--- Start DATA ---

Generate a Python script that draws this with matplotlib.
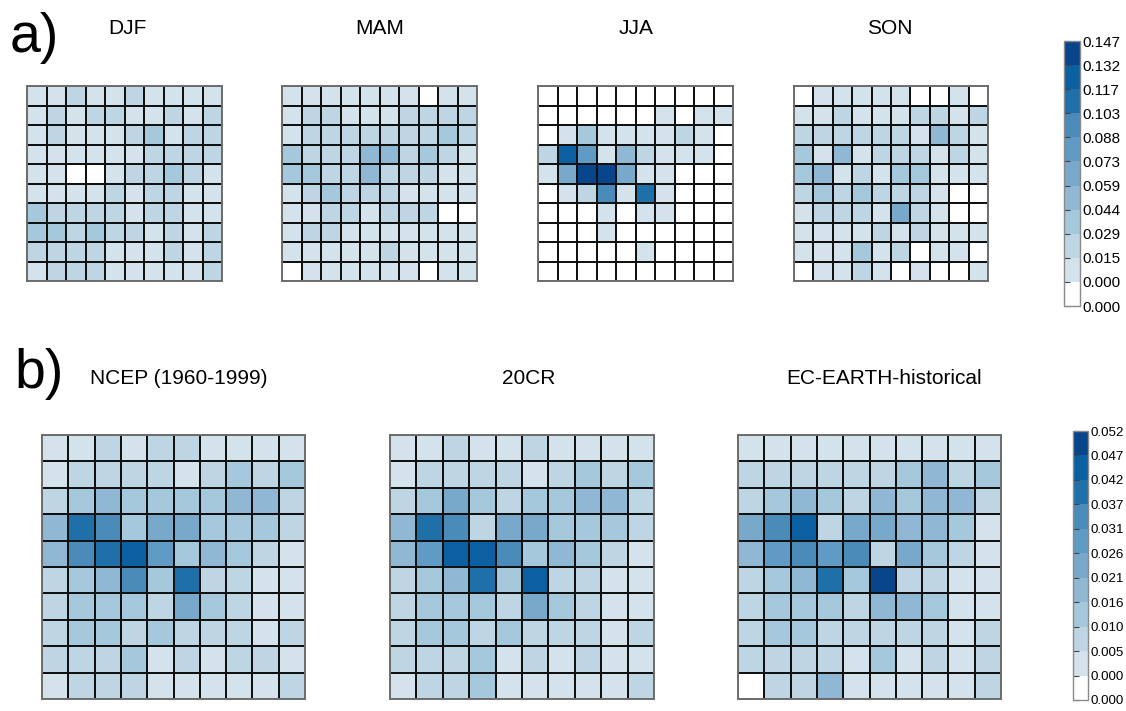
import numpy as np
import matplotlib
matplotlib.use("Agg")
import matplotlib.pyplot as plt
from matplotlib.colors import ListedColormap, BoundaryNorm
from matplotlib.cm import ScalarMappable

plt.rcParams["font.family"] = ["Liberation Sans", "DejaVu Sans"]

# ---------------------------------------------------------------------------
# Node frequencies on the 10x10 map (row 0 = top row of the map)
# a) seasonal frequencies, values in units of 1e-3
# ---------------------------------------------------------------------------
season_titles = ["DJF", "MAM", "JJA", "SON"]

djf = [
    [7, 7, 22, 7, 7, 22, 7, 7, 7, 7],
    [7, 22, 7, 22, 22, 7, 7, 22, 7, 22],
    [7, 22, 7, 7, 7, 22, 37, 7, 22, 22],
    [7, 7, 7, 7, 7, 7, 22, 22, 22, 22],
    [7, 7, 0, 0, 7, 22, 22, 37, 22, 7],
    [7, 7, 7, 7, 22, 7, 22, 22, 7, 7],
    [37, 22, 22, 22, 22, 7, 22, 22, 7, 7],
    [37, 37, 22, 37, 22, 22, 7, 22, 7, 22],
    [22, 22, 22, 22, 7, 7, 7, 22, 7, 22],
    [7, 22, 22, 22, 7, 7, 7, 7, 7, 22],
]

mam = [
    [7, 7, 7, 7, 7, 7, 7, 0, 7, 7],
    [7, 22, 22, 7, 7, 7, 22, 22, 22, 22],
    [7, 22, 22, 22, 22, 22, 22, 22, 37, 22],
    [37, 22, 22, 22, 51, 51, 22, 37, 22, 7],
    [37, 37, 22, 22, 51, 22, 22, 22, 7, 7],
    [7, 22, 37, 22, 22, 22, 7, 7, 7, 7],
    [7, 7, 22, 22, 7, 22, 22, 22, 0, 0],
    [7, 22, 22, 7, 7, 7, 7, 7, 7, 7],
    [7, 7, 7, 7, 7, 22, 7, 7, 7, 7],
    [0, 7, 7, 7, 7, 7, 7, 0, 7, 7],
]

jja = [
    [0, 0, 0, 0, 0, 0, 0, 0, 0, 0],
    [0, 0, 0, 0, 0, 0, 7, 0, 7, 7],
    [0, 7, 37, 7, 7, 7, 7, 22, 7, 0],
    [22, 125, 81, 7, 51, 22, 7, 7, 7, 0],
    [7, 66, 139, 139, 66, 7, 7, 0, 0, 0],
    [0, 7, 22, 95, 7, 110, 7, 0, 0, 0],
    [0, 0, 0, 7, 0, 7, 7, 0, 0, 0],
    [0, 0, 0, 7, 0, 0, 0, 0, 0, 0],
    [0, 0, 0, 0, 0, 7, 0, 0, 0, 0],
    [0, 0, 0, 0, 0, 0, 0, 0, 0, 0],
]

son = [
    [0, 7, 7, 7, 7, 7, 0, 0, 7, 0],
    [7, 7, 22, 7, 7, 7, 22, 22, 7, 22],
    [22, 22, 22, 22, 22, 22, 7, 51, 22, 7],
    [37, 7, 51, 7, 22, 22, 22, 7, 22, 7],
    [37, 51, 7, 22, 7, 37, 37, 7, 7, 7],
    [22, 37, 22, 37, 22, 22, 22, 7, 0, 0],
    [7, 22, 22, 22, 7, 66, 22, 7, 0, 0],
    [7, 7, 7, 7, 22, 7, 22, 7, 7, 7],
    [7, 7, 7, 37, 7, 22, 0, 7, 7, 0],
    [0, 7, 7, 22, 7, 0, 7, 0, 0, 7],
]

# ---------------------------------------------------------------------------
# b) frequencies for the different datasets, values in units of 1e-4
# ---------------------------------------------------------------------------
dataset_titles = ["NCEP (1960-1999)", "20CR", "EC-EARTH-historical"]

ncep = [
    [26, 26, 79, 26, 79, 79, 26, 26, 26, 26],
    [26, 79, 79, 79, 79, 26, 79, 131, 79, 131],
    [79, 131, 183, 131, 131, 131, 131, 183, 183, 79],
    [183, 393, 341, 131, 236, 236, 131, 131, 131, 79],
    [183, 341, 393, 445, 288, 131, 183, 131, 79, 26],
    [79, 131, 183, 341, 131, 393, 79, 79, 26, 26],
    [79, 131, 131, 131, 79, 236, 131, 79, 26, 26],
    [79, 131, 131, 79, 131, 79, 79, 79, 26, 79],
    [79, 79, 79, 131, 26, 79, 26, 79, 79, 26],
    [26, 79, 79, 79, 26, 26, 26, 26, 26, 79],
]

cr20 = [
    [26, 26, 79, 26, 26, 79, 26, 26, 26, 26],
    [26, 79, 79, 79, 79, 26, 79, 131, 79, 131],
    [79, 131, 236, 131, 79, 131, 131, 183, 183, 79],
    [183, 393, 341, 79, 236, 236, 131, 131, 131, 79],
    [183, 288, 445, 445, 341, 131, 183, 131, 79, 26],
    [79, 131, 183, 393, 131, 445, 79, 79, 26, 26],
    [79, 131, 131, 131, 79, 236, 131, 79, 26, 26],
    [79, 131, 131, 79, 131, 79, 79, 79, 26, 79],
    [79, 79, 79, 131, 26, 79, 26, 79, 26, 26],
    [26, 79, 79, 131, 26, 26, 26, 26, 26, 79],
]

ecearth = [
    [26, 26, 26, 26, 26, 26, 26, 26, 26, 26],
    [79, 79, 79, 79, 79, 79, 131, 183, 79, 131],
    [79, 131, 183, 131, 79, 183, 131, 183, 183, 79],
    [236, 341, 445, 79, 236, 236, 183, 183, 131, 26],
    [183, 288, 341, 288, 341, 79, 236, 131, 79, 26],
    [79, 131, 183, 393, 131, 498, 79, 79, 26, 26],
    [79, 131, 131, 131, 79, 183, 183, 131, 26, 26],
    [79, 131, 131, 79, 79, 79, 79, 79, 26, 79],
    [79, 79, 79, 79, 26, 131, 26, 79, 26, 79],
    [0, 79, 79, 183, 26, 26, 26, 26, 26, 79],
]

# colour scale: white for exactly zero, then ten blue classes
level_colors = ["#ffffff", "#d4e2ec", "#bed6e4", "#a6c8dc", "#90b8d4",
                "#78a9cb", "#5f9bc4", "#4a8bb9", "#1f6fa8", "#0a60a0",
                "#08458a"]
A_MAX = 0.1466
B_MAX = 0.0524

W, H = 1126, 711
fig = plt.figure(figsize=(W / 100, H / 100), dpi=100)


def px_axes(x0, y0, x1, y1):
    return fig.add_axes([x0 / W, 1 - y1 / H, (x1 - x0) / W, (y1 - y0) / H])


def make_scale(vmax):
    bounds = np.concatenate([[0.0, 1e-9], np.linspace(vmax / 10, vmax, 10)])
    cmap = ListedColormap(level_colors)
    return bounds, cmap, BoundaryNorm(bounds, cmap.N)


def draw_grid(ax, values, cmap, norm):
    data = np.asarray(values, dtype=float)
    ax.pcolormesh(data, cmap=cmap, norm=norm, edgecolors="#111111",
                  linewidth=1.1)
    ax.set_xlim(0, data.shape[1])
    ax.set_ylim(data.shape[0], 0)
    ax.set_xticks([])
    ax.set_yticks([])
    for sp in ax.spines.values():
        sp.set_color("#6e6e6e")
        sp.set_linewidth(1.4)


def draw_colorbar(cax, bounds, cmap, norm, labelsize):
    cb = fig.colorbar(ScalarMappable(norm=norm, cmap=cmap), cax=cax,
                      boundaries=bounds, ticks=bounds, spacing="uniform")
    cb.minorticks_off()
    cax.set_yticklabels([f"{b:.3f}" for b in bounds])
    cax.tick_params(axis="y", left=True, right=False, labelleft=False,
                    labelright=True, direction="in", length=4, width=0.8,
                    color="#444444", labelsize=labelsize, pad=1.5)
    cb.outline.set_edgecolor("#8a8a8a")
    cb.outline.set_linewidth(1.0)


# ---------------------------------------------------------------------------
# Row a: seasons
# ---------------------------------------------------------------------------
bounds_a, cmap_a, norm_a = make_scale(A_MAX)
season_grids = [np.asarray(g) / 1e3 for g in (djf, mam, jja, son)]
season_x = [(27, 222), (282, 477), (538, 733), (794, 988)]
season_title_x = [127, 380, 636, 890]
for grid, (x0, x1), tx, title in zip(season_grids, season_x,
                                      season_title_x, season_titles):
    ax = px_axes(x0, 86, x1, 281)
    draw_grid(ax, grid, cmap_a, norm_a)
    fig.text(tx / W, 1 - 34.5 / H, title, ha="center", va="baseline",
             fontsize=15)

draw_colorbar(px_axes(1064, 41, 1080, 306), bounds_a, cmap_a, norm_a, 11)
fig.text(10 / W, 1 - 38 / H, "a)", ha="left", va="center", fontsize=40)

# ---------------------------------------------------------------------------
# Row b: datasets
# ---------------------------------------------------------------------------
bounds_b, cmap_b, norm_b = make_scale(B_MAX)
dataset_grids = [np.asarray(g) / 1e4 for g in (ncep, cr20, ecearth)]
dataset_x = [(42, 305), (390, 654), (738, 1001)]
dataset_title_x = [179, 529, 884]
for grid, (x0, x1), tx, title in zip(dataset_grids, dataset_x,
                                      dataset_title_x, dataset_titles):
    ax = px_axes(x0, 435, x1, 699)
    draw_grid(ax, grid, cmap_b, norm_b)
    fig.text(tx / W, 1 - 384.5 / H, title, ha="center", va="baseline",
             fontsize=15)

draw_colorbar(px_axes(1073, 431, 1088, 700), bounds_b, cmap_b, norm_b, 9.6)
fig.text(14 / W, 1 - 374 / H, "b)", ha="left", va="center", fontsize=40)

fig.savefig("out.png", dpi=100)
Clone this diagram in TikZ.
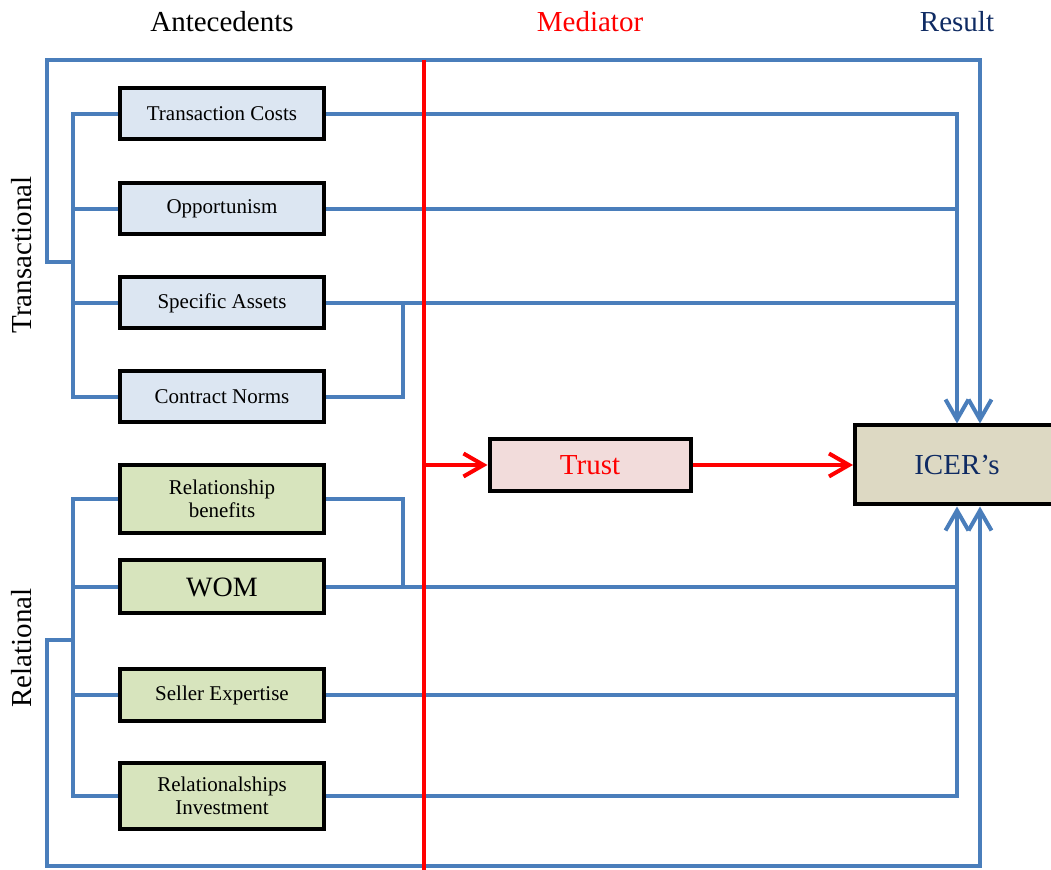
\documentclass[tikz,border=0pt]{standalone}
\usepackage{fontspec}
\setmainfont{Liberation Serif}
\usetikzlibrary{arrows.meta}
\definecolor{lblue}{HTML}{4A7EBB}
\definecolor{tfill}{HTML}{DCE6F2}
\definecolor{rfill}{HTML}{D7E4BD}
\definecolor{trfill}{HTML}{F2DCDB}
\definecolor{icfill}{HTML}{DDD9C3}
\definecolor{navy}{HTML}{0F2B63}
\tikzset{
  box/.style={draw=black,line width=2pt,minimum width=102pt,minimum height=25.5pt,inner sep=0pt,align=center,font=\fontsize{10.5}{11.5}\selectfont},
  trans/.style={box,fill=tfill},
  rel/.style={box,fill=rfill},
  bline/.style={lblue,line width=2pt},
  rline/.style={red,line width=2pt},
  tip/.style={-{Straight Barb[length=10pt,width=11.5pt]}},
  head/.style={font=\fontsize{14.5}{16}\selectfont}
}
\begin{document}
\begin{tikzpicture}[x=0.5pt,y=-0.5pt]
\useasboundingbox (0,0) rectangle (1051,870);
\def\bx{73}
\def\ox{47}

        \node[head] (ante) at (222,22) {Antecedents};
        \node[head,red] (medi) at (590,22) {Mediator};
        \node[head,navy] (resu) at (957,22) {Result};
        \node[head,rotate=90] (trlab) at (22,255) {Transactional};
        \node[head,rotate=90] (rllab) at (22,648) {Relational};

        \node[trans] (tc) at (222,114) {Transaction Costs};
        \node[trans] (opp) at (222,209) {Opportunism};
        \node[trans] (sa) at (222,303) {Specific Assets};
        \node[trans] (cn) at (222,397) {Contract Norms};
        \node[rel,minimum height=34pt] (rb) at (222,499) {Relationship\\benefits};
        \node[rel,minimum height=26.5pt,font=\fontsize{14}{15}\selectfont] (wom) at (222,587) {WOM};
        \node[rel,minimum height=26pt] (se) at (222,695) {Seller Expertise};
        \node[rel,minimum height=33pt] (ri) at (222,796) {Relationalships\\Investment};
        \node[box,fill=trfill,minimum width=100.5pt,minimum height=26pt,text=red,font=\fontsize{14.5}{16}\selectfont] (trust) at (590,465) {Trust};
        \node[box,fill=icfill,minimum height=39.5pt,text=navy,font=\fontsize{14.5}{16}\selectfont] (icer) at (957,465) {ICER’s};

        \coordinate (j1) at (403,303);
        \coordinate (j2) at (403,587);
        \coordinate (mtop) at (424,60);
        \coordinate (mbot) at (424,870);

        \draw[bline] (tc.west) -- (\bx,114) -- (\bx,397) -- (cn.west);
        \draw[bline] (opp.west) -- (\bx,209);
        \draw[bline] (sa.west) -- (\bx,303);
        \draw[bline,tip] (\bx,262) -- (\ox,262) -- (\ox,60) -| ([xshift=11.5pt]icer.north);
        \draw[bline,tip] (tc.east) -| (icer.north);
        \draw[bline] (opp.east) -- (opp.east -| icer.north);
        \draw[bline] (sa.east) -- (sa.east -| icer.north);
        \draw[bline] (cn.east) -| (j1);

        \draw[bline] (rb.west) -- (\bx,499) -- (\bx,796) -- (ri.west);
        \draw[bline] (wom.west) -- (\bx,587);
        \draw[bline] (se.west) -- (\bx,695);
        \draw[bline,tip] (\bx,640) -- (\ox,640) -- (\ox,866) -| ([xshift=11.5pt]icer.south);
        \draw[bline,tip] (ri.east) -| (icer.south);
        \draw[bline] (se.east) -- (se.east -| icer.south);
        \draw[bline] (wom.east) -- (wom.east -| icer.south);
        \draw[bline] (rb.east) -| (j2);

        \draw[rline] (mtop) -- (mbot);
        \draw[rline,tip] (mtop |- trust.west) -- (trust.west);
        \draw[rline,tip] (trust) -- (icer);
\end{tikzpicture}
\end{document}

--- End DATA ---

PROBLEM REQUIREMENTS:
Only the lines between the line with "Clone this diagram in TikZ." and the line with "(rllab) at (22,648)", inclusive, should be reproduced, exactly as written and without pictures.

PROBLEM SOLUTION:
Clone this diagram in TikZ.
\documentclass[tikz,border=0pt]{standalone}
\usepackage{fontspec}
\setmainfont{Liberation Serif}
\usetikzlibrary{arrows.meta}
\definecolor{lblue}{HTML}{4A7EBB}
\definecolor{tfill}{HTML}{DCE6F2}
\definecolor{rfill}{HTML}{D7E4BD}
\definecolor{trfill}{HTML}{F2DCDB}
\definecolor{icfill}{HTML}{DDD9C3}
\definecolor{navy}{HTML}{0F2B63}
\tikzset{
  box/.style={draw=black,line width=2pt,minimum width=102pt,minimum height=25.5pt,inner sep=0pt,align=center,font=\fontsize{10.5}{11.5}\selectfont},
  trans/.style={box,fill=tfill},
  rel/.style={box,fill=rfill},
  bline/.style={lblue,line width=2pt},
  rline/.style={red,line width=2pt},
  tip/.style={-{Straight Barb[length=10pt,width=11.5pt]}},
  head/.style={font=\fontsize{14.5}{16}\selectfont}
}
\begin{document}
\begin{tikzpicture}[x=0.5pt,y=-0.5pt]
\useasboundingbox (0,0) rectangle (1051,870);
\def\bx{73}
\def\ox{47}

        \node[head] (ante) at (222,22) {Antecedents};
        \node[head,red] (medi) at (590,22) {Mediator};
        \node[head,navy] (resu) at (957,22) {Result};
        \node[head,rotate=90] (trlab) at (22,255) {Transactional};
        \node[head,rotate=90] (rllab) at (22,648) {Relational};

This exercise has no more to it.